Unfolding somewhere between Apocalypse Now and Night of the Living Dead, Nelson marries two genres not commonly found cozying up to one another in comicdom: the zombie horror tale, and the black-ops underground war story. While the gory zombie violence is certainly up front, Nelson’s conflicted protagonist also offers a conscience into the story. Infusing philosophy on the nature of man, Nelson elevates things above the standard fare. Clearly, the author's influences go beyond Romero and multiple viewings of Commando. This is no Call of Duty: The Zombie Edition. Admirably, Nelson is just as interested in philosophical discourse as he is with carnage.

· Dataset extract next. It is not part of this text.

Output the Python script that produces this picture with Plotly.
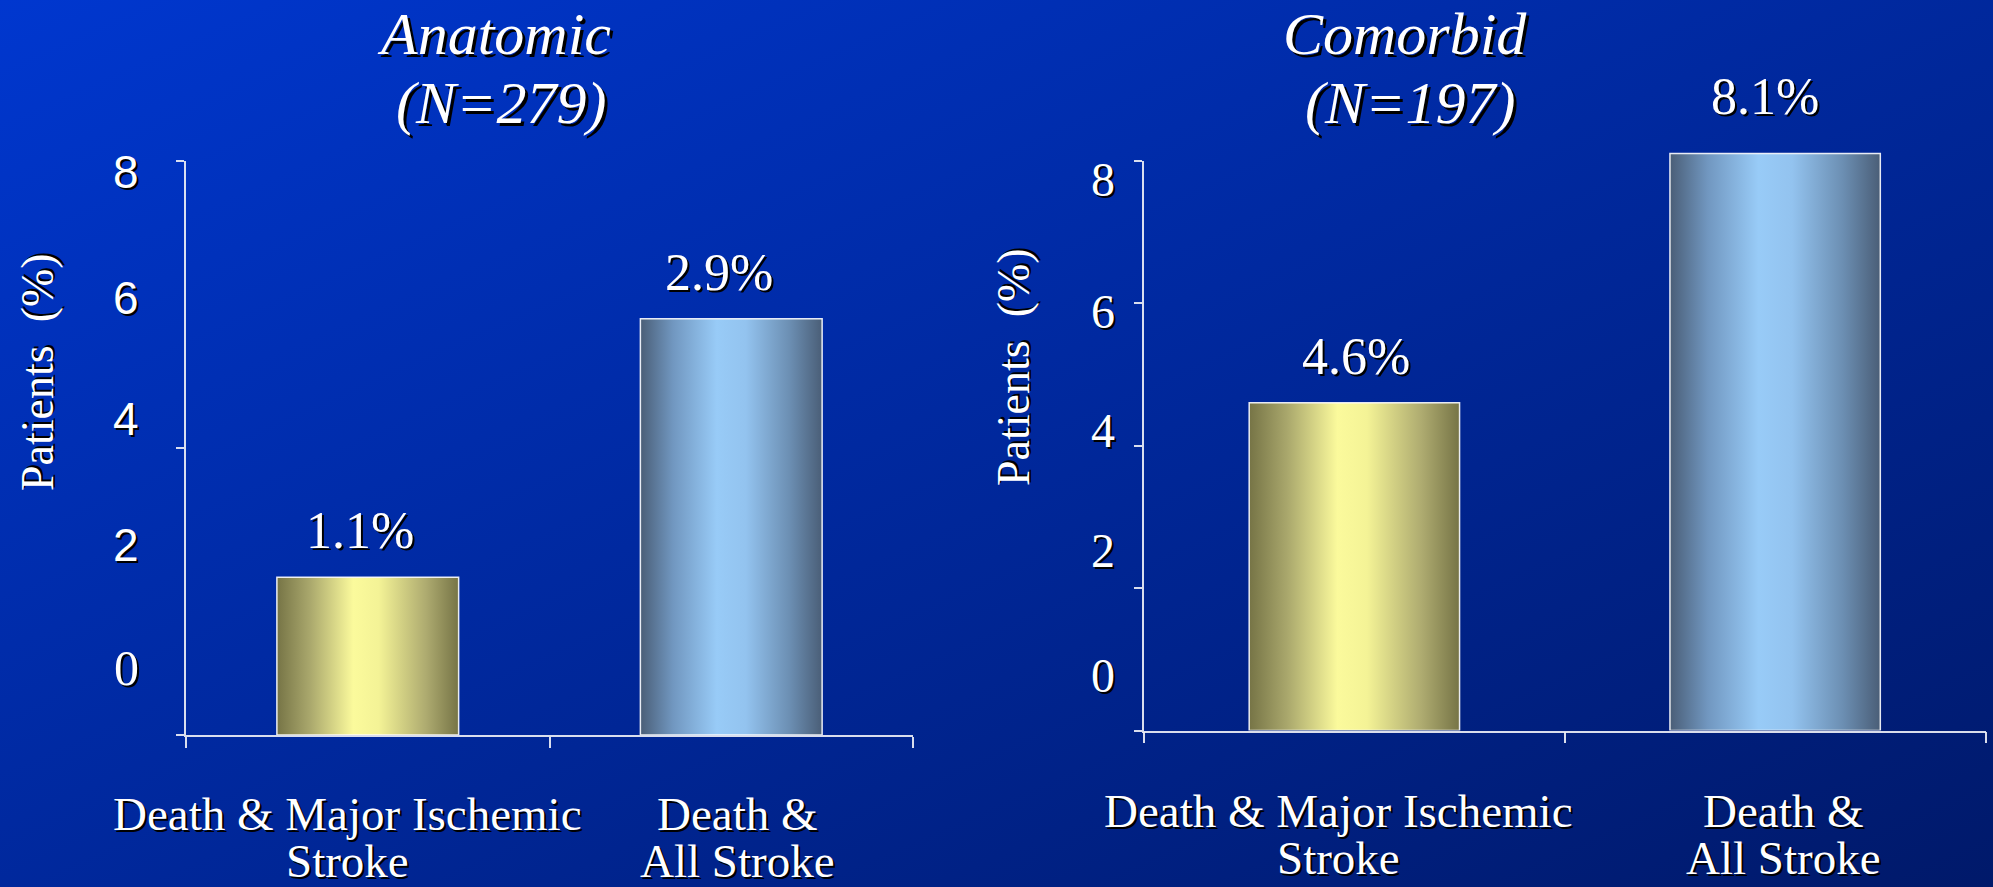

Meet Marlow, a man stricken with a dreadful nano-virus that is slowly turning him into a zombie. Marlow is a gun-for-hire working for Nupharm, one of the world's leading pharmaceutical companies. Providing Marlow with pills to stave off the infection, Nupharm is able to string him along for their dirtiest missions. The pills make Marlow human, but only temporarily. It is, by no means, a cure. Nupharm is content keeping Marlow on a short leash, dangling the lure of potential "cures" and profit in front of him. The only cost is human life.
Marlow's new mission takes him to the island retreat of Dr. Arcos, a Moreau-like scientist with delusions of grandeur. His original vision―nanotechnology that makes it easier for soldiers to mentally process atrocity―has evolved into something greater. He's a man with twisted visions of a divine world, one inhabited completely by subservient, “enlightened” zombies. His belief is that zombies are somehow more evolved than humans because they no longer fear death. Arcos is clearly unhinged, but in his own mind he has humanity’s best interests at heart. Marlow's own curse is the result of early experimentation with the very same drug Arcos plans to use. Marlow, along with a band of trusted operatives, heads to the island to uncover Arcos's ultimate plan, and hopefully restore financial order for Nupharm.
Joseph Campbell's novel, Heart of Darkness (the inspiration for Apocalypse Now), has clearly influenced Nelson’s work. Along with the nightmare chaos of zombie action, Nelson interjects moments of human reflection. Marlow (also the protagonist's name in Heart of Darkness), desensitized to his own horrible war crimes, finds himself at odds with his own actions and beliefs, eventually realizing the similarity between the zombies and the senseless violence he perpetuates for a paycheck. He's the Captain Willard to Dr. Arcos's Colonel Kurtz, his ideology challenged by the ideas of a messianic egotist.
Marlow is quick-paced, and meticulously illustrated by Matthew Reynolds. Each panel is striking, rendered in stunning black and white, a style which seems counter to what you'd expect from this type of book, but it works quite well here in establishing mood. Although there’s an absence of gooey colour in the guts and blasted brains, there’s no shortage of affective bloodshed.
Nelson’s work is a noble effort, his heart clearly worn on his sleeve. Where he might come up short is in execution. The book stumbles occasionally with some clunky dialogue that almost felt like a rough translation of foreign source material. The characters also made some questionable decisions, the likes of which knocked the believability down a few notches. For example: each member of Marlow’s team is keen to take out a rival operative nicknamed “The Russian”, but when they encounter him, he easily talks them into following him into Arcos’s body strewn lair with a few awkward exultations that Arcos is a great man. Some people might tell me to "lighten up", that it's "only a zombie book". To adopt that attitude, I feel, negates the foundation Nelson is building here. It's that very reason that I do offer these criticisms.
Overall, Marlow is a solid effort, especially in terms of artwork and the gravity of themes. It's refreshing to see the zombie genre tackled from an angle where neither the humans nor the zombies are viewed as mere fodder. If Nelson can tighten up a few story telling screws, he's got a good potential series. Writing the zombie version of Apocalypse Now with the ambitions of a Greek Tragedy is an absolutely good start.